**Work instructions:**
Restate the data word for word and leave the images out.

▽

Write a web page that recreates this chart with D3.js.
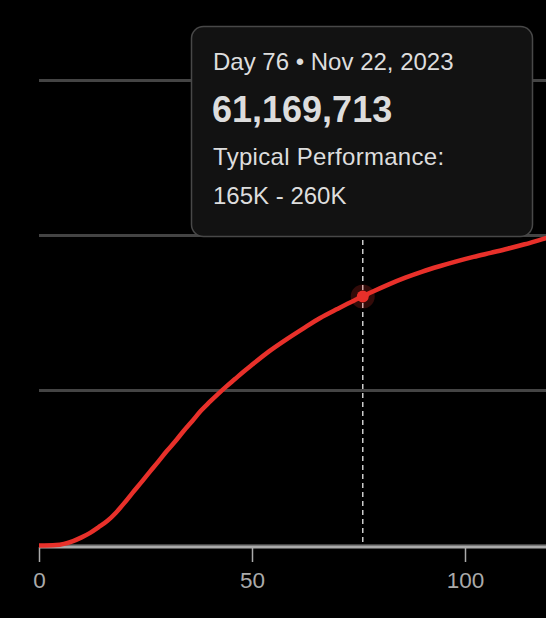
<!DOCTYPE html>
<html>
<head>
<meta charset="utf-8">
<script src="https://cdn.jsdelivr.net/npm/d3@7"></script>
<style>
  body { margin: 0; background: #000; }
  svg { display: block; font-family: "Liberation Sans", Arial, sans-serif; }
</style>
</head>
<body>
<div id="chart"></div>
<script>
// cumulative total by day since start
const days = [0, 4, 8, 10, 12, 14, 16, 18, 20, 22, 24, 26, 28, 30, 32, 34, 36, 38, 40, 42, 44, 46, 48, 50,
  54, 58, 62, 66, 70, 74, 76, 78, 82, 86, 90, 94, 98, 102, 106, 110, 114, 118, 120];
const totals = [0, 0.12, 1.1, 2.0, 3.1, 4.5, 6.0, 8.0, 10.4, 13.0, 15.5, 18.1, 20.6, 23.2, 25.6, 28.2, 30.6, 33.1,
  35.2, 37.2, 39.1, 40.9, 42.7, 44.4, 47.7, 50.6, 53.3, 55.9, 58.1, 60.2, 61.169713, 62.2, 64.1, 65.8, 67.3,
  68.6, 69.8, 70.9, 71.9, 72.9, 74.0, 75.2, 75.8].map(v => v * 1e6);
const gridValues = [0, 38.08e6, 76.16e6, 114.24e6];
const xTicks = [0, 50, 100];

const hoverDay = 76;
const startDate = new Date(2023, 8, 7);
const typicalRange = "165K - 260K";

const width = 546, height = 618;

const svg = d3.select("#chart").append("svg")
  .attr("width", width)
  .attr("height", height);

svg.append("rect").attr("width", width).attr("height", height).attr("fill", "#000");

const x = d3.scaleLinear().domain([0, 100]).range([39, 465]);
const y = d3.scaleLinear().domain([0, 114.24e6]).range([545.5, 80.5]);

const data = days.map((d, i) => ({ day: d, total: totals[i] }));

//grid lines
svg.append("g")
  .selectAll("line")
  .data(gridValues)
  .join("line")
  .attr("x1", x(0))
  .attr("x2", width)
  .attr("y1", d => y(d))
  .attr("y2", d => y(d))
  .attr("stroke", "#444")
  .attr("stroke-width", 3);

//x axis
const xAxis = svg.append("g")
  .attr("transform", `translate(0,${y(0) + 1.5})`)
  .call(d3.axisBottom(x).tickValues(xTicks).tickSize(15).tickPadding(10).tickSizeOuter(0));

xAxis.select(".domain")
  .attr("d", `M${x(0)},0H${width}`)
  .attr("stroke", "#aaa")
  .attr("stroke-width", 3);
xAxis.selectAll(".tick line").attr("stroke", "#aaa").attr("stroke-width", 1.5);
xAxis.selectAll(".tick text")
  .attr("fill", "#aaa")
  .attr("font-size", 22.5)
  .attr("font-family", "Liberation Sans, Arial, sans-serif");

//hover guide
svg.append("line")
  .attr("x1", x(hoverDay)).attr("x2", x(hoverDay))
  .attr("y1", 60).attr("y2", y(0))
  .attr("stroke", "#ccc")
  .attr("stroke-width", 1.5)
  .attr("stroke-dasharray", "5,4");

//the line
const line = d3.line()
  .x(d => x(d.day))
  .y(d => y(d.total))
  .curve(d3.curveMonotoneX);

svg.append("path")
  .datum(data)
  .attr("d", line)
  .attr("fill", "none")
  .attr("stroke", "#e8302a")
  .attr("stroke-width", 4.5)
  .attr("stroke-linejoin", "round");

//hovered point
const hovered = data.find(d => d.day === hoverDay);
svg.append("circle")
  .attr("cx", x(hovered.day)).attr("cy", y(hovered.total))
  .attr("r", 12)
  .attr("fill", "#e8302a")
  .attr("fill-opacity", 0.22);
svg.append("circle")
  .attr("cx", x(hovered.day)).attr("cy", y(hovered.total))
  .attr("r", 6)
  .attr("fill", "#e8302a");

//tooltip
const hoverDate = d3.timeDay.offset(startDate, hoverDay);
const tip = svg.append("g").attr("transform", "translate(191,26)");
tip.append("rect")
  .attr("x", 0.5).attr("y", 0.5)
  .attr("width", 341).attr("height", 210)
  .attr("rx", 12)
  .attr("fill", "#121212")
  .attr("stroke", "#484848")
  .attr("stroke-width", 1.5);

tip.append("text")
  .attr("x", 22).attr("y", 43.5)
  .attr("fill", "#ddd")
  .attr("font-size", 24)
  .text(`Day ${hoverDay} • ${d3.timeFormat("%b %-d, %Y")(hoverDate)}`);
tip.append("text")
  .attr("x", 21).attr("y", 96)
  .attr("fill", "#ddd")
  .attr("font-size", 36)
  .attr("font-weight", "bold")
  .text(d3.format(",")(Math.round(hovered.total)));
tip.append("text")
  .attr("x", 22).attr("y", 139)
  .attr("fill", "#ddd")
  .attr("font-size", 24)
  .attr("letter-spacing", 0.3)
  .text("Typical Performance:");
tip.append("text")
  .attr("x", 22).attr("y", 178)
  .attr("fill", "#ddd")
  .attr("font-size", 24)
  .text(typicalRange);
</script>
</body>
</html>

△

**The completed task:**
Write a web page that recreates this chart with D3.js.
<!DOCTYPE html>
<html>
<head>
<meta charset="utf-8">
<script src="https://cdn.jsdelivr.net/npm/d3@7"></script>
<style>
  body { margin: 0; background: #000; }
  svg { display: block; font-family: "Liberation Sans", Arial, sans-serif; }
</style>
</head>
<body>
<div id="chart"></div>
<script>
// cumulative total by day since start
const days = [0, 4, 8, 10, 12, 14, 16, 18, 20, 22, 24, 26, 28, 30, 32, 34, 36, 38, 40, 42, 44, 46, 48, 50,
  54, 58, 62, 66, 70, 74, 76, 78, 82, 86, 90, 94, 98, 102, 106, 110, 114, 118, 120];
const totals = [0, 0.12, 1.1, 2.0, 3.1, 4.5, 6.0, 8.0, 10.4, 13.0, 15.5, 18.1, 20.6, 23.2, 25.6, 28.2, 30.6, 33.1,
  35.2, 37.2, 39.1, 40.9, 42.7, 44.4, 47.7, 50.6, 53.3, 55.9, 58.1, 60.2, 61.169713, 62.2, 64.1, 65.8, 67.3,
  68.6, 69.8, 70.9, 71.9, 72.9, 74.0, 75.2, 75.8].map(v => v * 1e6);
const gridValues = [0, 38.08e6, 76.16e6, 114.24e6];
const xTicks = [0, 50, 100];

const hoverDay = 76;
const startDate = new Date(2023, 8, 7);
const typicalRange = "165K - 260K";

const width = 546, height = 618;

const svg = d3.select("#chart").append("svg")
  .attr("width", width)
  .attr("height", height);

svg.append("rect").attr("width", width).attr("height", height).attr("fill", "#000");

const x = d3.scaleLinear().domain([0, 100]).range([39, 465]);
const y = d3.scaleLinear().domain([0, 114.24e6]).range([545.5, 80.5]);

const data = days.map((d, i) => ({ day: d, total: totals[i] }));

//grid lines
svg.append("g")
  .selectAll("line")
  .data(gridValues)
  .join("line")
  .attr("x1", x(0))
  .attr("x2", width)
  .attr("y1", d => y(d))
  .attr("y2", d => y(d))
  .attr("stroke", "#444")
  .attr("stroke-width", 3);

//x axis
const xAxis = svg.append("g")
  .attr("transform", `translate(0,${y(0) + 1.5})`)
  .call(d3.axisBottom(x).tickValues(xTicks).tickSize(15).tickPadding(10).tickSizeOuter(0));

xAxis.select(".domain")
  .attr("d", `M${x(0)},0H${width}`)
  .attr("stroke", "#aaa")
  .attr("stroke-width", 3);
xAxis.selectAll(".tick line").attr("stroke", "#aaa").attr("stroke-width", 1.5);
xAxis.selectAll(".tick text")
  .attr("fill", "#aaa")
  .attr("font-size", 22.5)
  .attr("font-family", "Liberation Sans, Arial, sans-serif");

//hover guide
svg.append("line")
  .attr("x1", x(hoverDay)).attr("x2", x(hoverDay))
  .attr("y1", 60).attr("y2", y(0))
  .attr("stroke", "#ccc")
  .attr("stroke-width", 1.5)
  .attr("stroke-dasharray", "5,4");

//the line
const line = d3.line()
  .x(d => x(d.day))
  .y(d => y(d.total))
  .curve(d3.curveMonotoneX);

svg.append("path")
  .datum(data)
  .attr("d", line)
  .attr("fill", "none")
  .attr("stroke", "#e8302a")
  .attr("stroke-width", 4.5)
  .attr("stroke-linejoin", "round");

//hovered point
const hovered = data.find(d => d.day === hoverDay);
svg.append("circle")
  .attr("cx", x(hovered.day)).attr("cy", y(hovered.total))
  .attr("r", 12)
  .attr("fill", "#e8302a")
  .attr("fill-opacity", 0.22);
svg.append("circle")
  .attr("cx", x(hovered.day)).attr("cy", y(hovered.total))
  .attr("r", 6)
  .attr("fill", "#e8302a");

//tooltip
const hoverDate = d3.timeDay.offset(startDate, hoverDay);
const tip = svg.append("g").attr("transform", "translate(191,26)");
tip.append("rect")
  .attr("x", 0.5).attr("y", 0.5)
  .attr("width", 341).attr("height", 210)
  .attr("rx", 12)
  .attr("fill", "#121212")
  .attr("stroke", "#484848")
  .attr("stroke-width", 1.5);

tip.append("text")
  .attr("x", 22).attr("y", 43.5)
  .attr("fill", "#ddd")
  .attr("font-size", 24)
  .text(`Day ${hoverDay} • ${d3.timeFormat("%b %-d, %Y")(hoverDate)}`);
tip.append("text")
  .attr("x", 21).attr("y", 96)
  .attr("fill", "#ddd")
  .attr("font-size", 36)
  .attr("font-weight", "bold")
  .text(d3.format(",")(Math.round(hovered.total)));
tip.append("text")
  .attr("x", 22).attr("y", 139)
  .attr("fill", "#ddd")
  .attr("font-size", 24)
  .attr("letter-spacing", 0.3)
  .text("Typical Performance:");
tip.append("text")
  .attr("x", 22).attr("y", 178)
  .attr("fill", "#ddd")
  .attr("font-size", 24)
  .text(typicalRange);
</script>
</body>
</html>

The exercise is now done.